The 3rd speaker Marie Josèphe DEVILLERS from CIAMS (Coalition for the Abolition of Surrogacy) presented the results of the survey conducted with the European Network of Migrant Women which revealed the 3 patterns of human trafficking in relation to women’s reproductive capacity:

  • The exploitation of migrant women for their reproductive capacity such as egg harvesting. The case of Greece regarding poor home helpers from Bulgaria, Moldova…
  • The movement of migrants to another country as surrogate mothers. Case of young Polish women brought to the Netherlands.
  • The movement of Ukrainian girls to other countries (Cyprus…) at every stage of the process for fertilization, embryo transfer, pregnancy, and childbirth.

She concludes with the various offensives by groups of experts to have the use of women’s wombs and the commercialisation of their motherhood recognized in law in Europe.
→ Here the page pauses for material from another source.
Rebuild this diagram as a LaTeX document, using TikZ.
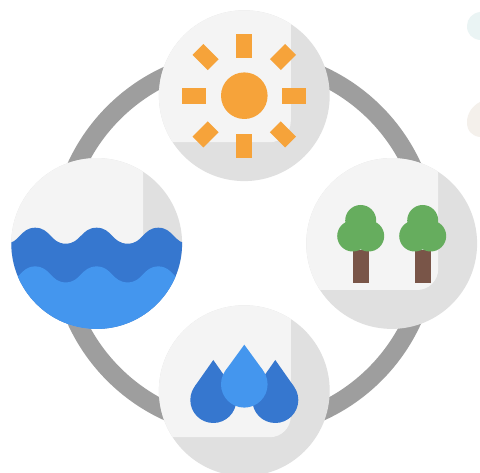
\documentclass[tikz,border=0pt]{standalone}
\definecolor{ringgray}{HTML}{9E9E9E}
\definecolor{panelfill}{HTML}{F4F4F4}
\definecolor{shadefill}{HTML}{E0E0E0}
\definecolor{sunfill}{HTML}{F6A33A}
\definecolor{leaffill}{HTML}{66AD5E}
\definecolor{barkfill}{HTML}{795548}
\definecolor{lightblue}{HTML}{4496EE}
\definecolor{darkblue}{HTML}{3677CF}
\definecolor{blobteal}{HTML}{EAF4F4}
\definecolor{blobsand}{HTML}{F4F0EB}
\newcommand{\badge}[2]{%
  \begin{scope}
    \clip (#1,#2) circle[radius=85.4];
    \fill[shadefill] (#1-90,#2-90) rectangle (#1+90,#2+90);
    \fill[panelfill,rounded corners=21pt] (#1-120,#2-120) rectangle (#1+46.5,#2+46.5);
  \end{scope}}
\newcommand{\droplet}[5]{%
  \fill[#5] (#1,#2) circle[radius=#3];
  \fill[#5] (#1,#4) -- (#1-0.809*#3,#2-0.588*#3) -- (#1+0.809*#3,#2-0.588*#3) -- cycle;}
\newcommand{\tree}[1]{%
  \fill[barkfill] (#1-7.8,250) rectangle (#1+7.8,282.7);
  \fill[leaffill] (#1,220.5) circle[radius=15.5];
  \fill[leaffill] (#1-8,236) circle[radius=15.5];
  \fill[leaffill] (#1+8,236) circle[radius=15.5];}
\begin{document}
\begin{tikzpicture}[x=1pt,y=-1pt]
\useasboundingbox (0,0) rectangle (480,473);
\fill[white] (0,0) rectangle (480,473);
% background blobs
\fill[blobteal] (480,12) .. controls (472,13) and (467,19) .. (467,26) .. controls (467,34) and (472,39) .. (480,40) -- cycle;
\fill[blobsand] (480,102) .. controls (472,106) and (467,114) .. (467,122) .. controls (467,131) and (472,136) .. (480,137) -- cycle;
% ring
\draw[ringgray,line width=18.5pt] (244.3,243.5) circle[radius=184.8];
% badges
\badge{244.3}{95.7}
\badge{391.7}{243.5}
\badge{244.3}{390.7}
\badge{96.7}{243.5}
% sun
\fill[sunfill] (244.3,95.7) circle[radius=23.3];
\foreach \a in {0,90,180,270}
  \fill[sunfill,shift={(244.3,95.7)},rotate=\a] (-8,-62) rectangle (8,-38);
\foreach \a in {45,135,225,315}
  \fill[sunfill,shift={(244.3,95.7)},rotate=\a] (-7.7,-65.5) rectangle (7.7,-44);
% trees
\tree{360.7}
\tree{422.7}
% drops
\droplet{213.3}{400}{23}{360}{darkblue}
\droplet{275.3}{400}{23}{360}{darkblue}
\droplet{244.3}{384.3}{23.3}{344.7}{lightblue}
% water
\begin{scope}
  \clip (96.7,243.5) circle[radius=85.4];
  \fill[darkblue] (4.9,243.7) .. controls (20,243.7) and (20,227.7) .. (35.2,227.7)
    .. controls (50.5,227.7) and (50.5,243.7) .. (65.7,243.7)
    .. controls (81,243.7) and (81,227.7) .. (96.7,227.7)
    .. controls (112,227.7) and (112,243.7) .. (127.7,243.7)
    .. controls (143,243.7) and (143,227.7) .. (158.3,227.7)
    .. controls (173.5,227.7) and (173.5,243.7) .. (189,243.7)
    -- (189,335) -- (4.9,335) -- cycle;
  \fill[lightblue] (4.9,282.4) .. controls (20,282.4) and (20,266.4) .. (35.2,266.4)
    .. controls (50.5,266.4) and (50.5,282.4) .. (65.7,282.4)
    .. controls (81,282.4) and (81,266.4) .. (96.7,266.4)
    .. controls (112,266.4) and (112,282.4) .. (127.7,282.4)
    .. controls (143,282.4) and (143,266.4) .. (158.3,266.4)
    .. controls (173.5,266.4) and (173.5,282.4) .. (189,282.4)
    -- (189,335) -- (4.9,335) -- cycle;
\end{scope}
\end{tikzpicture}
\end{document}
Noura RAAD, co-president of the “European Network of Migrant Women» detailed the European Network of Migrant Women involvement in the fight against prostitution, a violence against women and definitely not a profession. During the debate, several speakers present by videoconference confirmed the non-application of French law by certain police officers who refuse to register women’s complaints on the grounds that “violence is allowed in your country”. The exchange of questions and answers highlighted the importance for migrant women to know their rights and ask for help, to have them recognized as interlocutors without dependence on the national spouse, but also to ensure the full implementation of the 2016 law on exiting prostitution. Finally, beyond information upon their rights and their full implementation, the need for recognition/validation of their level of training and the desire to examine the possibilities of establishing local voting rights were affirmed.